Кампания против вывоза произведений искусства стала продолжением политики русских археологов, которые начиная с 1880‐х годов пытались установить свою монополию на археологические раскопки и добиться запрета на перемещение древностей. Вывоз картин и антиквариата из России так и не достиг масштабов разграбления Османской империи, хотя российские власти никак не препятствовали контрабанде археологических находок. Однако русские археологи неоднократно привлекали внимание правительства к деятельности их немецких коллег в Крыму[845]
и особенно на Кавказе. В 1880‐е годы немецкие и австрийские археологи, занимавшиеся поисками альтернативных маршрутов европейской цивилизации, стали проявлять большой интерес к раскопкам на Кавказе и изучению его материальной культуры[846]. Работа Рудольфа Вирхова о кубанской культуре бронзового века (1880) была с восторгом встречена немецкими археологами, в то же время вызвав беспокойство среди русских историков и археологов. По стране быстро разошлись известия об экспедициях, якобы затеянных «с целью снабжения заграничных музеев кавказскими древностями»[847], и о вывозе бронзовых и золотых предметов в Берлин и Вену. В ответ на требования графини П. С. Уваровой и прочих археологов запретить работу зарубежных археологов в России правительство предписало местным властям следить за тем, чтобы все раскопки на казенных землях проводились только при наличии официального разрешения. Впрочем, это распоряжение не могло помешать иностранцам вести раскопки на частных землях. В то же время, как указывал глава Императорской Археологической комиссии А. А. Бобринский, запрещать немецким археологам изучать древности Кавказа было бы «недостойно» и несправедливо: немецкие ученые первыми занялись исследованием истории этого региона и по сути открыли древний Кавказ для русских[848].Что касается правительства, в его глазах запрет на вывоз древностей был неприемлем как с политической, так и с юридической точки зрения: он предполагал бы серьезное ограничение прав собственности. По этой причине проект закона об охране культурных ценностей, разработанный специальной комиссией Министерства внутренних дел (1909–1911), претерпел неоднократные исправления[849]

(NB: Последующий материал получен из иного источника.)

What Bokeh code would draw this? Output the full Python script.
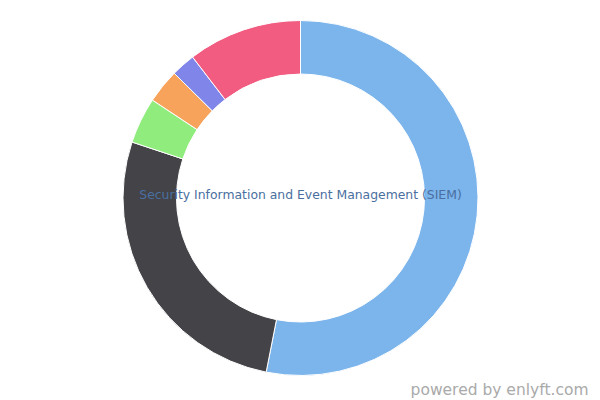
import numpy as np
from bokeh.plotting import figure
from bokeh.models import Range1d, ColumnDataSource
from bokeh.core.properties import value
from bokeh.embed import file_html
from bokeh.resources import INLINE

categories = ["Segment A", "Segment B", "Segment C", "Segment D", "Segment E", "Segment F"]
shares = [53.1, 27.0, 4.2, 3.1, 2.2, 10.4]
colors = ["#7cb5ec", "#434348", "#90ed7d", "#f7a35c", "#8085e9", "#f15c80"]
title_text = "Security Information and Event Management (SIEM)"
credit_text = "powered by enlyft.com"

W, H = 600, 400
p = figure(width=W, height=H, output_backend="svg", toolbar_location=None,
           x_range=Range1d(0, W), y_range=Range1d(0, H),
           min_border=0, outline_line_color=None, background_fill_color="white")
p.axis.visible = False
p.grid.visible = False

frac = np.array(shares) / sum(shares)
cum = np.concatenate([[0], np.cumsum(frac)])
start = np.pi / 2 - cum[:-1] * 2 * np.pi
end = np.pi / 2 - cum[1:] * 2 * np.pi
src = ColumnDataSource(dict(cat=categories, start=start, end=end, color=colors))

cx, cy = 300, 400 - 197.5
p.annular_wedge(x=cx, y=cy, inner_radius=124, outer_radius=177.5,
                inner_radius_units="screen", outer_radius_units="screen",
                start_angle="start", end_angle="end", direction="clock",
                fill_color="color", line_color="white", line_width=1, source=src)

p.text(x=[cx], y=[400 - 193.5], text=[title_text], text_align="center",
       text_baseline="middle", text_font=value("DejaVu Sans"),
       text_font_size="12.4px", text_color="#4a6fa0")
p.text(x=[588], y=[400 - 389], text=[credit_text], text_align="right",
       text_baseline="middle", text_font=value("DejaVu Sans"),
       text_font_size="15.5px", text_color="#aaaaaa")

open("out.html", "w").write(file_html(p, INLINE))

. Государственная дума заменила статью, разрешающую вывоз произведений искусства и древностей лишь при наличии официального разрешения, удостоверяющего, что правительство не заинтересовано в их покупке, ни к чему не обязывающей рекомендацией, адресованной Комитету по охране, чтобы тот изыскал способы предотвратить экспорт памятников. Как объяснялось в думском докладе, ограничение прав частной собственности не положит конец контрабанде, а лишь отобьет охоту к частному коллекционированию и потому не будет способствовать охране памятников[850].Это замечание, высказанное в Думе, указывает на все ту же дилемму частной собственности: она символизирует свободу, независимость, инициативу и в то же время влечет за собой опасность произвола. Частные коллекционеры стали лидерами в некоторых сферах коллекционирования произведений искусства (в первую очередь это касалось современного русского и западного искусства), и потому их трудами возрастали коллективные художественные активы нации; коллекционеры сделали намного больше, чем императорские музеи, для популяризации искусства; их стараниями оно стало публичным и доступным для широких слоев. В то же время неограниченное право избавляться от собственности, имеющей художественную ценность, и неспособность государства как-то контролировать его порой приводили к преднамеренному или непреднамеренному уничтожению произведений искусства. Коллекционеры, несмотря на свою страсть и увлеченность, не всегда соблюдали оптимальные стандарты хранения своих собраний. Так, Деларов был известен тем, что содержал свои картины в самых неподходящих местах – в кухне, коридорах, детских комнатах и даже в уборных[851]
; Анри (Андрей Афанасьевич) Брокар, владелец первой российской фабрики косметики в Москве, любил подправлять картины из своей коллекции. Как вспоминал А. П. Бахрушин, у незадачливого любителя имелись собственные «реставраторы» (двое из которых жили прямо у него), один из которых закрасил собаку на картине С. И. Грибкова и увеличил грудь женщины на другой картине[852]. Знаменитый собиратель французского современного искусства С. И. Щукин закрасил гениталии флейтиста на полотне Анри Матисса «Музыка», желая уберечь невинность двух девочек, живших у него в доме, – к счастью, повреждения оказались небольшими[853].